**Material for the task**
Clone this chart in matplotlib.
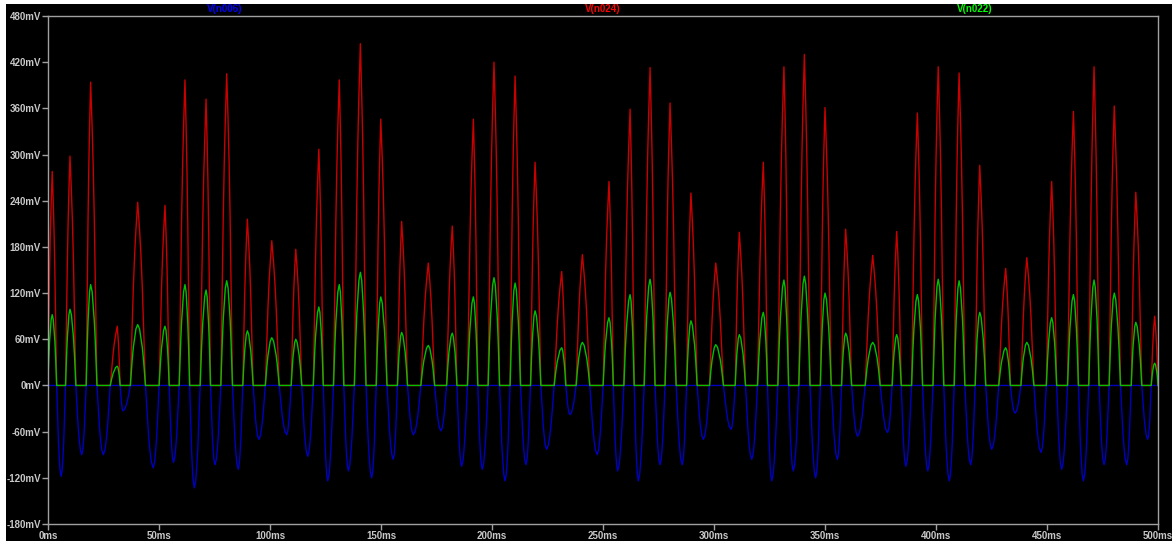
import numpy as np
import matplotlib
matplotlib.use('Agg')
import matplotlib.pyplot as plt
from matplotlib.patches import Rectangle

# positive half cycles: time of peak (ms), V(n024) peak, V(n022) peak (mV)
peak_t = [1.9, 9.9, 19.2, 31.2, 40.4, 52.7, 61.7, 71.2, 80.5, 89.8,
          100.8, 111.6, 122.0, 131.2, 140.7, 149.9, 159.3, 171.3, 182.1, 191.6,
          200.9, 210.4, 219.4, 231.4, 240.7, 252.7, 262.2, 271.2, 280.2, 289.6,
          300.8, 311.4, 322.2, 331.5, 340.7, 350.0, 359.3, 371.5, 382.3, 391.6,
          401.0, 410.4, 419.7, 431.4, 440.9, 452.1, 461.9, 471.2, 480.3, 490.0,
          498.5]
red_pk = [278, 298, 394, 77, 238, 234, 397, 372, 405, 216,
          188, 177, 307, 397, 444, 346, 213, 159, 207, 346,
          420, 402, 290, 148, 170, 265, 359, 413, 367, 250,
          159, 199, 290, 414, 430, 361, 203, 169, 200, 354,
          414, 406, 286, 152, 166, 265, 356, 414, 363, 251,
          90]
green_pk = [92, 99, 131, 25, 79, 77, 131, 124, 136, 71,
            62, 60, 102, 131, 147, 115, 69, 52, 68, 115,
            140, 133, 97, 49, 56, 88, 118, 138, 121, 84,
            53, 66, 95, 137, 142, 120, 68, 56, 66, 118,
            138, 136, 95, 49, 56, 88, 118, 137, 120, 82,
            29]

# negative half cycles: time of trough (ms), V(n006) trough (mV)
trough_t = [5.9, 15.2, 24.9, 33.8, 47.4, 56.5, 65.9, 75.2, 85.7, 95.0,
            107.5, 117.0, 126.0, 135.3, 145.8, 155.5, 164.6, 177.0, 186.3, 195.6,
            205.9, 215.3, 224.6, 235.1, 247.4, 256.6, 265.9, 275.7, 285.7, 295.2,
            307.7, 317.0, 326.0, 335.7, 345.8, 355.6, 364.7, 378.2, 386.4, 396.3,
            406.0, 415.6, 425.1, 435.6, 447.3, 456.6, 466.4, 475.7, 485.9, 495.4]
blue_tr = [-118, -90, -90, -33, -107, -100, -133, -103, -109, -70,
           -64, -92, -124, -111, -120, -96, -64, -59, -105, -109,
           -124, -103, -83, -38, -90, -111, -124, -103, -103, -70,
           -57, -96, -124, -111, -120, -96, -66, -61, -105, -111,
           -124, -103, -83, -36, -87, -109, -124, -103, -103, -70]

# lobe outline read off one typical pulse: fraction of the way from zero
# crossing to the peak, and fraction of peak height reached there
lobe_pos = [0.0, 0.23, 0.41, 0.59, 0.76, 1.0]
red_shape = [0.0, 0.30, 0.54, 0.72, 0.85, 1.0]
green_shape = [0.0, 0.39, 0.63, 0.79, 0.93, 1.0]
blue_shape = [0.0, 0.36, 0.62, 0.80, 0.93, 1.0]

yticks = [-180, -120, -60, 0, 60, 120, 180, 240, 300, 360, 420, 480]
xticks = [0, 50, 100, 150, 200, 250, 300, 350, 400, 450, 500]


def lobe(c0, t, c1, height, shape):
    xs = [c0 + p * (t - c0) for p in lobe_pos]
    ys = [s * height for s in shape]
    xs += [t + (1 - p) * (c1 - t) for p in lobe_pos[-2::-1]]
    ys += [s * height for s in shape[-2::-1]]
    return xs, ys


def build_traces():
    # merge extrema in time order, lobes meet zero half way between them
    ext = sorted([(t, 'p', i) for i, t in enumerate(peak_t)] +
                 [(t, 'n', i) for i, t in enumerate(trough_t)])
    times = [e[0] for e in ext]
    cross = [times[0] - (times[1] - times[0]) / 2]
    for a, b in zip(times[:-1], times[1:]):
        cross.append((a + b) / 2)
    cross.append(times[-1] + (times[-1] - times[-2]) / 2)

    tr, vr, tg, vg, tb, vb = [], [], [], [], [], []
    for k, (t, kind, i) in enumerate(ext):
        c0, c1 = cross[k], cross[k + 1]
        if kind == 'p':
            x, y = lobe(c0, t, c1, red_pk[i], red_shape)
            tr += x; vr += y
            x, y = lobe(c0, t, c1, green_pk[i], green_shape)
            tg += x; vg += y
            tb += [c0, c1]; vb += [0, 0]
        else:
            x, y = lobe(c0, t, c1, blue_tr[i], blue_shape)
            tb += x; vb += y
            tr += [c0, c1]; vr += [0, 0]
            tg += [c0, c1]; vg += [0, 0]
    return tr, vr, tg, vg, tb, vb


tr, vr, tg, vg, tb, vb = build_traces()

fig = plt.figure(figsize=(11.72, 5.41), dpi=100, facecolor='white')
fig.add_artist(Rectangle((6 / 1172, 0), 1, 537 / 541, transform=fig.transFigure,
                         facecolor='black', edgecolor='none', zorder=-10))

ax = fig.add_axes([48 / 1172, 17 / 541, 1110 / 1172, 508 / 541])
ax.set_facecolor('black')

ax.plot(tb, vb, color='#0000c0', lw=1.0)
ax.plot(tr, vr, color='#c80000', lw=1.0)
ax.plot(tg, vg, color='#00c000', lw=1.0)

ax.set_xlim(0, 500)
ax.set_ylim(-180, 480)
ax.set_yticks(yticks)
ax.set_yticklabels([f'{v}mV' for v in yticks])
ax.set_xticks(xticks)
ax.set_xticklabels([f'{v}ms' for v in xticks])
ax.tick_params(colors='#a0a0a0', labelcolor='#c8c8c8', length=4, width=1,
               labelsize=7, pad=1)
for lab in ax.get_xticklabels() + ax.get_yticklabels():
    lab.set_fontweight('bold')
    lab.set_family('Liberation Sans')
for sp in ax.spines.values():
    sp.set_color('#a0a0a0')
    sp.set_linewidth(1)

# trace names along the top like the LTspice header
for name, xpos, col in [('V(n006)', 225, '#0000ff'), ('V(n024)', 603, '#ff0000'),
                        ('V(n022)', 975, '#00ff00')]:
    fig.text(xpos / 1172, 1 - 9.5 / 541, name, color=col, ha='center', va='center',
             fontsize=7, fontweight='bold', family='Liberation Sans')

fig.savefig('out.png', dpi=100, facecolor=fig.get_facecolor())
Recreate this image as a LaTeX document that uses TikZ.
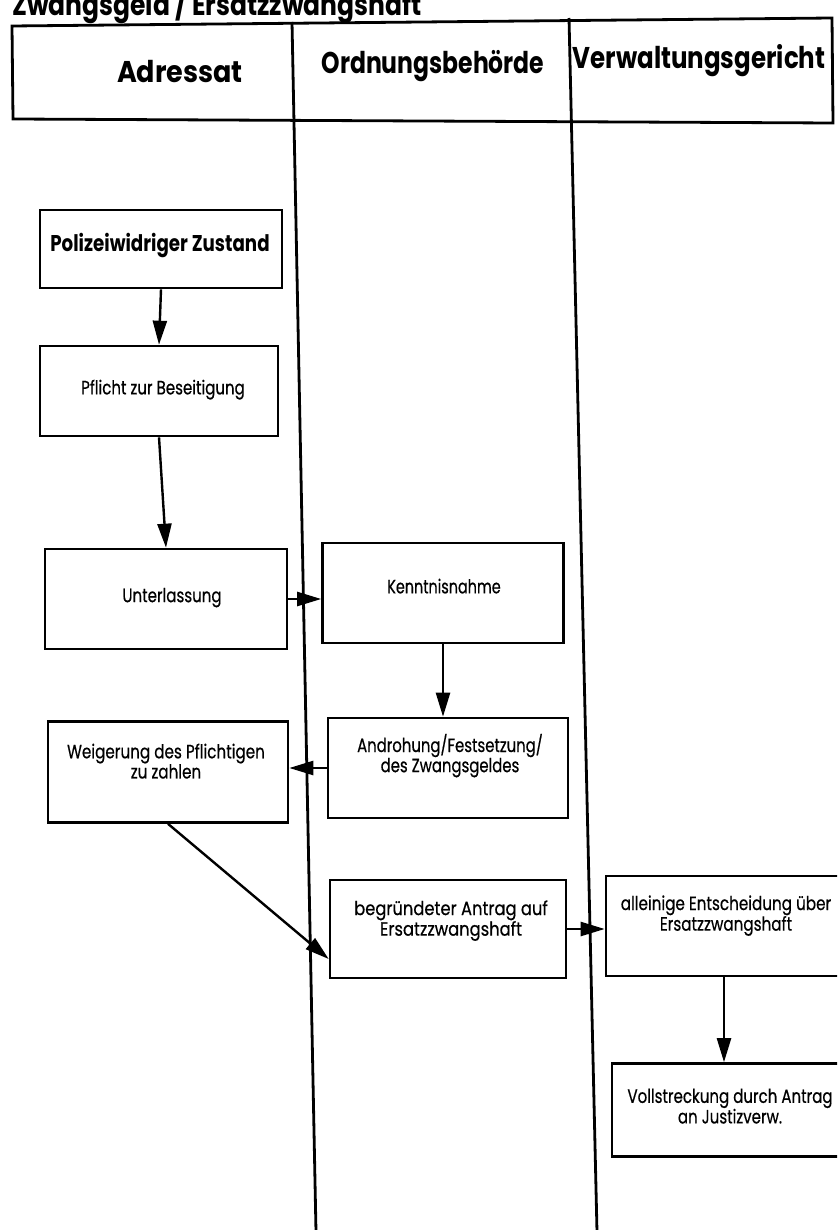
\documentclass[tikz,border=0pt]{standalone}
\usepackage{fontspec}
\setmainfont{Poppins}
\newfontfamily\boxfont[FakeBold=0.6]{Poppins}
\usetikzlibrary{arrows.meta}

% narrow, tall setting of a (possibly multi-line) label
\newcommand\squeeze[2]{\scalebox{#1}[1.2]{\begin{tabular}{@{}c@{}}#2\end{tabular}}}

\tikzset{
  box/.style={draw, line width=2.6pt, minimum width=#1, inner sep=0pt},
  txt/.style={font=\boxfont\fontsize{16}{16.5}\selectfont, inner sep=0pt},
  head/.style={font=\bfseries\fontsize{25}{28}\selectfont, inner sep=0pt},
  lane/.style={line width=2.8pt},
  flow/.style={line width=2.4pt, -{Triangle[length=24pt,width=14pt]}},
}

\begin{document}
\begin{tikzpicture}[x=1pt, y=-1pt]
\useasboundingbox (0,0) rectangle (837,1230);
\clip (0,0) rectangle (837,1230);

% title, partly cut by the top edge
\node[head, anchor=base west] (title) at (12,16) {\scalebox{1}[1.2]{Zwangsgeld / Ersatzzwangshaft}};

% header frame and swimlane dividers
\draw[lane] (12,26) -- (832,18) -- (833,123) -- (13,119) -- cycle;
\coordinate (l1top) at (292,22);
\coordinate (l1bot) at (316,1232);
\coordinate (l2top) at (569,18);
\coordinate (l2bot) at (597,1232);
\draw[lane] (l1top) -- (l1bot);
\draw[lane] (l2top) -- (l2bot);

\node[head] (hA) at (180,72) {\scalebox{1.08}[1.2]{Adressat}};
\node[head] (hO) at (433,66) {\scalebox{0.94}[1.2]{Ordnungsbehörde}};
\node[head] (hV) at (699,61) {\scalebox{0.98}[1.2]{Verwaltungsgericht}};

% process boxes
\node[box=242pt, minimum height=78pt]  (b1) at (161,249) {};
\node[box=238pt, minimum height=90pt]  (b2) at (159,391) {};
\node[box=242pt, minimum height=100pt] (b3) at (166,599) {};
\node[box=241pt, minimum height=100pt] (b4) at (443,593) {};
\node[box=240pt, minimum height=100pt] (b5) at (448,768) {};
\node[box=240pt, minimum height=101pt] (b6) at (168,772) {};
\node[box=236pt, minimum height=98pt]  (b7) at (448,929) {};
\node[box=236pt, minimum height=100pt] (b8) at (724,926) {};
\node[box=230pt, minimum height=93pt]  (b9) at (727,1110) {};

% box texts
\node[txt, font=\bfseries\fontsize{19}{22}\selectfont] (t1) at (160,246) {\squeeze{0.96}{Polizeiwidriger Zustand}};
\node[txt] (t2) at (163,390) {\squeeze{0.94}{Pflicht zur Beseitigung}};
\node[txt] (t3) at (172,598) {\squeeze{0.94}{Unterlassung}};
\node[txt] (t4) at (444,589) {\squeeze{0.9}{Kenntnisnahme}};
\node[txt] (t5) at (450,756) {\squeeze{0.93}{Androhung/Festsetzung/\\des Zwangsgeldes}};
\node[txt] (t6) at (166,764) {\squeeze{0.95}{Weigerung des Pflichtigen\\zu zahlen}};
\node[txt] (t7) at (451,921) {\squeeze{1.02}{begründeter Antrag auf\\Ersatzzwangshaft}};
\node[txt] (t8) at (726,916) {\squeeze{0.95}{alleinige Entscheidung über\\Ersatzzwangshaft}};
\node[txt] (t9) at (730,1109) {\squeeze{0.94}{Vollstreckung durch Antrag\\an Justizverw.}};

% flow connectors
\draw[flow] (b1.south) -- (b2.north);
\draw[flow] (b2.south) -- (b3.north);
\draw[flow] (b3.east) -- (b4.west |- b3.east);
\draw[flow] (b4.south) -- (b5.north -| b4.south);
\draw[flow] (b5.west) -- (b6.east |- b5.west);
\draw[flow] (b6.south) -- ([yshift=-30pt]b7.west);
\draw[flow] (b7.east) -- (b8.west |- b7.east);
\draw[flow] (b8.south) -- (b9.north -| b8.south);
\end{tikzpicture}
\end{document}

**Written task**
Would you reproduce the lines above, from the very first through the line containing "from matplotlib.patches import Rectangle", exactly and without the pictures?

**Completed exercise**
Clone this chart in matplotlib.
import numpy as np
import matplotlib
matplotlib.use('Agg')
import matplotlib.pyplot as plt
from matplotlib.patches import Rectangle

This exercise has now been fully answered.